▶ [Request]:
Repeat exactly the lines running from the first line of the data to the line containing "XAxis, YAxis, ReferenceLine", both ends included, and nothing else; drop the pictures.

▶ [Dataset content]:
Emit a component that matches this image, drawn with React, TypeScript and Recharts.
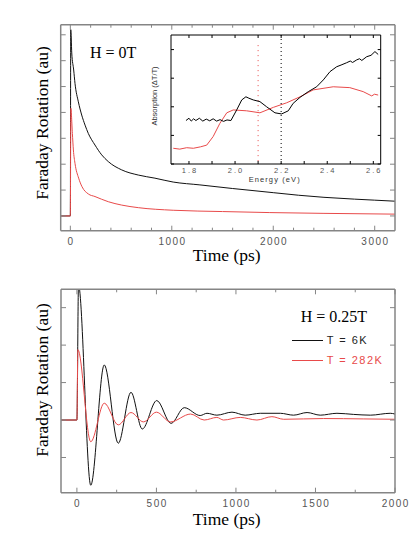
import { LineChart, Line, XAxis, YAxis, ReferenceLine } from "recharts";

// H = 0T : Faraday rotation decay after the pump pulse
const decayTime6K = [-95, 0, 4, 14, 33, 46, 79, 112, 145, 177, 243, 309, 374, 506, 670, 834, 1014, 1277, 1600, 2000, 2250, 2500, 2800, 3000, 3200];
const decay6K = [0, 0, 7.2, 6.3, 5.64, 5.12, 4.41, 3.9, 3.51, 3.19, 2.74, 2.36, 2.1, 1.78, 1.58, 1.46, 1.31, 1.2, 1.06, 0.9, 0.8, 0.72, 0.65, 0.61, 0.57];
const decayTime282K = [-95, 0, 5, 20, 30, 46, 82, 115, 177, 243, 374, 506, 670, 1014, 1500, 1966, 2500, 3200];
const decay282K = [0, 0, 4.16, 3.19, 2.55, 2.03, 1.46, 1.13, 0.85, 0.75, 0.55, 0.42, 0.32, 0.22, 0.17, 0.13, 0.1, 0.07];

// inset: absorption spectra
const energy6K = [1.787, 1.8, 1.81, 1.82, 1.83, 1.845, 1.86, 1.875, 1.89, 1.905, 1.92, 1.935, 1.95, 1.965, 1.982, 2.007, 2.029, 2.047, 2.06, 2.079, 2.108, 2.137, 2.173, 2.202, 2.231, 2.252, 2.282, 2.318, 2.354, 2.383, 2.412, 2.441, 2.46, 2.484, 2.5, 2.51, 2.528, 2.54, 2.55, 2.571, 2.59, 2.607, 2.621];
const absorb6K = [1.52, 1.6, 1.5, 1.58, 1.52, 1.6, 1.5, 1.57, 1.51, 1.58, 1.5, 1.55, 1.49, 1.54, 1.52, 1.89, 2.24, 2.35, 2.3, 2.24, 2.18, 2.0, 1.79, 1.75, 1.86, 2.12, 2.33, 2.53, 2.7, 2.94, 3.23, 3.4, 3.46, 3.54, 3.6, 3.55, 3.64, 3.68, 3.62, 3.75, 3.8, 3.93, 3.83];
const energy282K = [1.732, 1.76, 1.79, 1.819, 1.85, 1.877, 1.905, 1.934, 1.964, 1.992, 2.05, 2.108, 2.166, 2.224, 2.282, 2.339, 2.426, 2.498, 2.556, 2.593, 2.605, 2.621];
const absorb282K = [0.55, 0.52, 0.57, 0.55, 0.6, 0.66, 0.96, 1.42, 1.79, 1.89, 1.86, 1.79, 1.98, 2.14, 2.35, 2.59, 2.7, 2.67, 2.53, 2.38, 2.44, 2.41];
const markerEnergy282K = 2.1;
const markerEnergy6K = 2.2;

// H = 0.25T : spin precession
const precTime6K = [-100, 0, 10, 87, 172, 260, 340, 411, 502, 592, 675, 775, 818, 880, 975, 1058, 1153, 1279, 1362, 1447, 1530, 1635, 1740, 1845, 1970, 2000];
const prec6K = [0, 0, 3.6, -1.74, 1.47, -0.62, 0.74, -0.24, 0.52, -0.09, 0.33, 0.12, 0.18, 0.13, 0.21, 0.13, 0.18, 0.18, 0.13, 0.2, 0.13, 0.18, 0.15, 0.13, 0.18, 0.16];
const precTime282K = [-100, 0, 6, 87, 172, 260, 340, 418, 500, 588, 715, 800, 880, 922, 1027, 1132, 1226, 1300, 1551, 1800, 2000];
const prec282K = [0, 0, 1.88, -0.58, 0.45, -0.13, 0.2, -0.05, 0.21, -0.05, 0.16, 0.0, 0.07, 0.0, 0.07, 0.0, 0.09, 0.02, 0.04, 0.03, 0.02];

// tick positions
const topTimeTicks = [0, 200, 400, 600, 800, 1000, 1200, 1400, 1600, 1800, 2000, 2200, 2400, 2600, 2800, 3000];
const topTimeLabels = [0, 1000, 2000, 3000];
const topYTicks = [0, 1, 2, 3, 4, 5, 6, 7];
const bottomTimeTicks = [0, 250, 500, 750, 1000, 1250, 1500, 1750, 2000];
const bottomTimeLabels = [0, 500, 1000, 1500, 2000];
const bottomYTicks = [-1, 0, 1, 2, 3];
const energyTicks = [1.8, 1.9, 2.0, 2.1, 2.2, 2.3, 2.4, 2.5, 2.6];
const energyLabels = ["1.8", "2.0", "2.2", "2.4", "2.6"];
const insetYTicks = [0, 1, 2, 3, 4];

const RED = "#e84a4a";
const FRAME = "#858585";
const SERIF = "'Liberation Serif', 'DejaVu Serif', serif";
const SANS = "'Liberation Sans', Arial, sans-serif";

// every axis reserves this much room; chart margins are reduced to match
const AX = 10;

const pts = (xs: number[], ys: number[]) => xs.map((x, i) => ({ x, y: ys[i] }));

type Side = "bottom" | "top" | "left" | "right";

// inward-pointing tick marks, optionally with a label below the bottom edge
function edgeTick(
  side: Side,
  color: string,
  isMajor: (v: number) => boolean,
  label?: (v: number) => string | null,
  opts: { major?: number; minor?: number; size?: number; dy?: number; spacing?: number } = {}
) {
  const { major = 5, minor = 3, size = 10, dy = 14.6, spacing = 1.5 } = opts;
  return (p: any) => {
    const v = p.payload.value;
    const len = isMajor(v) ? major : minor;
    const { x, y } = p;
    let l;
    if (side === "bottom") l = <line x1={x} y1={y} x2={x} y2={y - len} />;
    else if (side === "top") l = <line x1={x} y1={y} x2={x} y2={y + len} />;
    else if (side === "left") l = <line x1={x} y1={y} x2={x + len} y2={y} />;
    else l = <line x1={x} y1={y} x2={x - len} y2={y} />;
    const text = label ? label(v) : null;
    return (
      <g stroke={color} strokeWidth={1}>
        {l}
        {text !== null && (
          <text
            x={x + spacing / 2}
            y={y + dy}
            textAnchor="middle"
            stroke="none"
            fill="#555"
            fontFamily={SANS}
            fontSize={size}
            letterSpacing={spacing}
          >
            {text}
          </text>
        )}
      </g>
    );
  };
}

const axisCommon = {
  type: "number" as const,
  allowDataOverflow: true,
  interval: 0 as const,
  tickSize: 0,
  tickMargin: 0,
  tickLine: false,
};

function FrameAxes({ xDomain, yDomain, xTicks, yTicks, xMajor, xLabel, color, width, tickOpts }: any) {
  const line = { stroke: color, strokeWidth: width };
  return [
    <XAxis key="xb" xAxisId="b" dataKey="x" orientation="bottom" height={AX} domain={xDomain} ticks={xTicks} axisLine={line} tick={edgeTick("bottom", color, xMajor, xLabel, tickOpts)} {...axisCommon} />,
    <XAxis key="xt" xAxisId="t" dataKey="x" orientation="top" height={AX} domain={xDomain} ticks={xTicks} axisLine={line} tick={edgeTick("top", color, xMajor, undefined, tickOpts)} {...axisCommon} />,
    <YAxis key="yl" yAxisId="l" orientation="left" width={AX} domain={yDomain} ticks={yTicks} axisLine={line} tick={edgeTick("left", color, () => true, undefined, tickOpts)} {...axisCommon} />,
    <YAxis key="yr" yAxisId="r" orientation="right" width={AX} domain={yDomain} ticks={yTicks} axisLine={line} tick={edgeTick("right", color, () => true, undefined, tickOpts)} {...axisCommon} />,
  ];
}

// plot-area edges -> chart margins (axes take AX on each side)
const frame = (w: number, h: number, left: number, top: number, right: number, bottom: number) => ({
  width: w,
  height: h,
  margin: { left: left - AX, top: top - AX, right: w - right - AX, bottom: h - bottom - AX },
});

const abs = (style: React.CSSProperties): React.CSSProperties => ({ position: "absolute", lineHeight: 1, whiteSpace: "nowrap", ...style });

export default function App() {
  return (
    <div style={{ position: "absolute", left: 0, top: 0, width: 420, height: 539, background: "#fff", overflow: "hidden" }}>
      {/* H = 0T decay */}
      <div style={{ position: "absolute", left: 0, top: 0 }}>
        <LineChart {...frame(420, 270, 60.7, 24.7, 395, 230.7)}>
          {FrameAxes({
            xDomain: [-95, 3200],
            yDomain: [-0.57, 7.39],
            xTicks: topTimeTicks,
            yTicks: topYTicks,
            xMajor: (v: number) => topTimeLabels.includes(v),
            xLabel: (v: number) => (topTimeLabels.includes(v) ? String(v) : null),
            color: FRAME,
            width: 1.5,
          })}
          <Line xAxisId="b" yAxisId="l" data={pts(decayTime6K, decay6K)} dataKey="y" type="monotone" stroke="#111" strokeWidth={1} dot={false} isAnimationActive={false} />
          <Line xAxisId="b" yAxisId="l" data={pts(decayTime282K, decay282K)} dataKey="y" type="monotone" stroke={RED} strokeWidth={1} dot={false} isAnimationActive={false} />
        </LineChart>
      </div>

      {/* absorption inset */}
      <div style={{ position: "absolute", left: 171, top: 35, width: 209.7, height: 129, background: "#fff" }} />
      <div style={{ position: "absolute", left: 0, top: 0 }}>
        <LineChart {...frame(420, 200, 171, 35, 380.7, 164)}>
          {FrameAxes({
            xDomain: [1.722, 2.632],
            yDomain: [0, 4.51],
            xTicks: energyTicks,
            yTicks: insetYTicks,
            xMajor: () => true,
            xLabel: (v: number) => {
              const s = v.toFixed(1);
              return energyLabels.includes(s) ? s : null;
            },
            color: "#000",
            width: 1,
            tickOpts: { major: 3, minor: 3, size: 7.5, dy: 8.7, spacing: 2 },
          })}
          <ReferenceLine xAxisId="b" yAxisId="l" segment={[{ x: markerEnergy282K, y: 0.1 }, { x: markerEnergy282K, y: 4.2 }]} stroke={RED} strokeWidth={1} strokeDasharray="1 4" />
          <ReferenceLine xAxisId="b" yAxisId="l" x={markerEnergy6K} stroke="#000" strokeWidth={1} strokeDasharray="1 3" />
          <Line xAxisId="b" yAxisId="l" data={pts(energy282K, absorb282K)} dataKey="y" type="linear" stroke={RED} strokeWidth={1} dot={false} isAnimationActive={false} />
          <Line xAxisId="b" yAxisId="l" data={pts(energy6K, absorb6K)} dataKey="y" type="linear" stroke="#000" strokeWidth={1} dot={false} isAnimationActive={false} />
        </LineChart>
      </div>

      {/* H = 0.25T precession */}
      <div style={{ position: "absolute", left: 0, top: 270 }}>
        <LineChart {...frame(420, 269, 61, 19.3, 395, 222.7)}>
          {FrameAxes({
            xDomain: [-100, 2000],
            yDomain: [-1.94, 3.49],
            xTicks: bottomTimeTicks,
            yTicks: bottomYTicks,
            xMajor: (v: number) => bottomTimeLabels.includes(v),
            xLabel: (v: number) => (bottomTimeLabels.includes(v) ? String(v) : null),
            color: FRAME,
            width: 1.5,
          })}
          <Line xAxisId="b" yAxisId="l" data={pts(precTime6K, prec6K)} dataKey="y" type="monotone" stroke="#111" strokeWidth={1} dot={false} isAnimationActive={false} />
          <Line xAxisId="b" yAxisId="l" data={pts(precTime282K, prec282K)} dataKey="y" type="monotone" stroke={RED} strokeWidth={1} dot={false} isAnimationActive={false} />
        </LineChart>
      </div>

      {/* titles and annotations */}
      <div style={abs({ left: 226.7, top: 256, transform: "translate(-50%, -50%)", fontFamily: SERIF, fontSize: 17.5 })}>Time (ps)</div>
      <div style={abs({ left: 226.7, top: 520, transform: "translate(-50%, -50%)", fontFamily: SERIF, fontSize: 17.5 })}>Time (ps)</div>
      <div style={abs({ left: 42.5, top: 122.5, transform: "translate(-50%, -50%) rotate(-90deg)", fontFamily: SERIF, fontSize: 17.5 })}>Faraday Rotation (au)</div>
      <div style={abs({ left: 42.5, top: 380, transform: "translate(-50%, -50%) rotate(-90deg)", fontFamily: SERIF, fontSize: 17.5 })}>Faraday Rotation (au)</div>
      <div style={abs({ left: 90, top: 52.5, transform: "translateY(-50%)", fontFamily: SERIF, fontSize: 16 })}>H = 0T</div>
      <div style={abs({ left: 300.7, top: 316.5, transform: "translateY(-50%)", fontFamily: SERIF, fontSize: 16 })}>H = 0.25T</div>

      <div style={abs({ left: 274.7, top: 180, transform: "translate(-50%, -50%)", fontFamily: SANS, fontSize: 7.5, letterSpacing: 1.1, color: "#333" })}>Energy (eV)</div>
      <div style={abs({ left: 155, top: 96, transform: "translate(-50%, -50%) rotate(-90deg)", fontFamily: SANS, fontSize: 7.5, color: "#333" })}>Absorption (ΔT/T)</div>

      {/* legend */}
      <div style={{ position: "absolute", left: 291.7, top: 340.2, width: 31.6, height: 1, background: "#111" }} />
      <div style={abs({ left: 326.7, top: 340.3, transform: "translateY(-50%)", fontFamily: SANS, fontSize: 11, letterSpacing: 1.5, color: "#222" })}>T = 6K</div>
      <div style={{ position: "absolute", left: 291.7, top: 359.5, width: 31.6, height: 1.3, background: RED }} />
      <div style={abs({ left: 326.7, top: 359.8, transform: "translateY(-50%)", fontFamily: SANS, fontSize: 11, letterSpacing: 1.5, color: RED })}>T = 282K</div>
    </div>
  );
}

▶ [The response]:
Emit a component that matches this image, drawn with React, TypeScript and Recharts.
import { LineChart, Line, XAxis, YAxis, ReferenceLine } from "recharts";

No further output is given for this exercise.